Semantic vs. Pixel Reconstruction: Traditional pixel-level reconstruction lacks semantic meaning, making it difficult to detect complex or logical defects. Feature-level reconstruction is preferred but requires mechanisms to prevent the model from trivially copying input data.

2. Methodology: TFA-Net

The authors propose TFA-Net, a hybrid architecture combining Convolutional Neural Networks (CNNs) and Vision Transformers (ViT). The core innovation is a Template-Based Feature Aggregation Mechanism (TFAM) that forces the model to reconstruct features based on global semantic information rather than local copying.

Key Components:

Multi-Hierarchical Fusion Feature Extraction:
- A pre-trained CNN (Wide-ResNet50) extracts features from multiple layers (1st to 4th) for both the input image and a fixed normal template image.
- These multi-scale features are resized to a uniform size and concatenated to create a rich, fused feature map ( $\phi$ ) containing both spatial details and semantic information.
Template-Based Feature Aggregation Mechanism (TFAM):
- Concept: Instead of reconstructing the input directly, the input features are aggregated onto the features of a fixed normal template.
- Mechanism: The token embeddings of the input ( $E_{\phi(I)}$ ) and the template ( $E_{\phi(I_T)}$ ) are concatenated and fed into a Vision Transformer.
- Effect:
  - Normal features in the input are highly similar to the template features, so they successfully aggregate onto the template.
  - Defective features are dissimilar to the normal template and fail to aggregate. They are effectively filtered out.
- Outcome: The output of this stage is a feature map where defects have been removed, and only normal patterns remain.
Feature Detail Refinement Module (FDRM):
- The aggregated template features (now containing the "reconstructed" normal information) are passed through a series of Transformer blocks (FDRM) to refine details and repair any minor artifacts.
- Crucial Design Choice: The model discards the original input features after aggregation and retains only the refined template features as the final reconstructed output ( $\hat{\phi}(I)$ ). This ensures the output is a "clean" version of the input, not a copy.
Dual-Mode Anomaly Segmentation:
- The anomaly score is calculated by comparing the original input features ( $\phi(I)$ ) and the reconstructed features ( $\hat{\phi}(I)$ ).
- Metrics: The method uses a joint loss and scoring strategy combining Euclidean Distance (magnitude difference) and Cosine Similarity (directional difference).
- Final Score: $AS_{final} = \| \phi(I) - \hat{\phi}(I) \|_2 \otimes (1 - \text{CosineSimilarity})$ . This dual approach improves robustness against noise and varying defect types.

3. Key Contributions

Template-Based Feature Aggregation (TFAM): A novel mechanism that transforms the trivial task of feature reconstruction into a meaningful feature aggregation task.

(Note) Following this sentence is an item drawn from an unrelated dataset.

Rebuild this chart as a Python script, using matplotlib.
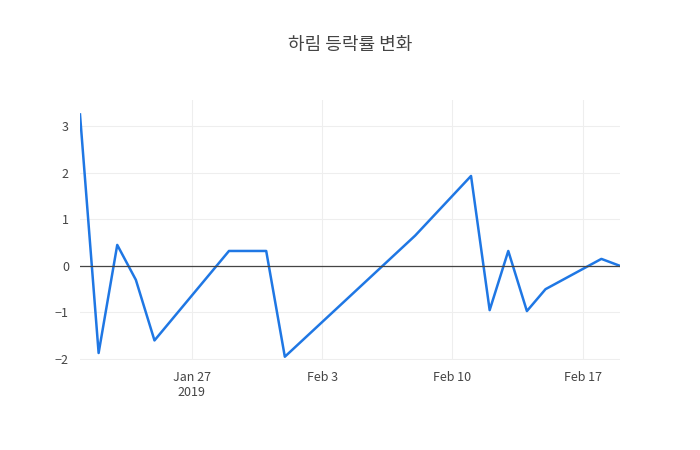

By forcing features to align with a normal template, it naturally filters out anomalies, solving the shortcut learning problem.
Hybrid Architecture: The integration of CNNs for feature extraction and ViTs for global aggregation. The authors argue that ViT's lack of translational equivariance bias makes it superior to CNNs for aggregating features across different orientations and global contexts.
Dual-Mode Segmentation: The use of both Euclidean distance and cosine similarity for anomaly scoring significantly enhances detection robustness compared to using a single metric.
Real-Time Capability: Despite using Transformers, the model is optimized for speed, meeting the real-time demands of industrial scenarios.

4. Experimental Results

The model was evaluated on two major benchmarks: MVTec AD (15 categories) and MVTec LOCO AD (logical and structural defects).

MVTec AD Performance:
- Achieved state-of-the-art (SOTA) results with 98.7% Image-level AUROC and 98.3% Pixel-level AUROC across all 15 categories.
- Outperformed the second-best method by 0.7% (image) and 1.0% (pixel).
- Achieved 100% AUROC in categories like Leather, Tile, Bottle, Hazelnut, and Toothbrush.
- Notably excelled in challenging categories like Transistor (99.8% image AUROC), where object disappearance (logical defects) is difficult to detect.
MVTec LOCO AD Performance:
- Demonstrated strong performance in detecting structural anomalies (85.4% Image AUROC).
- Ranked second in logical anomaly detection, trailing only GCAD (a method specifically tailored for this dataset), but significantly outperforming GCAD on the general MVTec AD dataset.
Ablation Studies:
- Template Robustness: The model is robust to the choice of the template image; different normal images yield negligible performance fluctuations (<1%).
- TFAM Efficacy: Removing TFAM (using vanilla ViT) caused a significant drop in performance (up to 9.6% in specific categories), confirming that TFAM is essential for filtering defects.
- Dual-Mode Scoring: Using both Euclidean and Cosine metrics improved performance by ~1% over single-metric approaches.

5. Significance and Conclusion

TFA-Net addresses the fundamental flaw in existing reconstruction-based anomaly detection: the tendency to copy defects. By introducing a normal template and using feature aggregation, the model is forced to learn a representation of "normality" that inherently excludes anomalies.

Practical Impact: The method achieves high accuracy while maintaining inference speeds suitable for industrial deployment.
Generalization: It effectively handles both pixel-level defects (scratches, stains) and logical/structural defects (missing objects, wrong assembly), which are notoriously difficult for traditional methods.
Future Work: The authors plan to further enhance the model's ability to detect complex logical anomalies by devising more meaningful training tasks.

In summary, TFA-Net represents a significant advancement in unsupervised industrial anomaly detection by leveraging global semantic aggregation to overcome the limitations of shortcut learning in reconstruction models.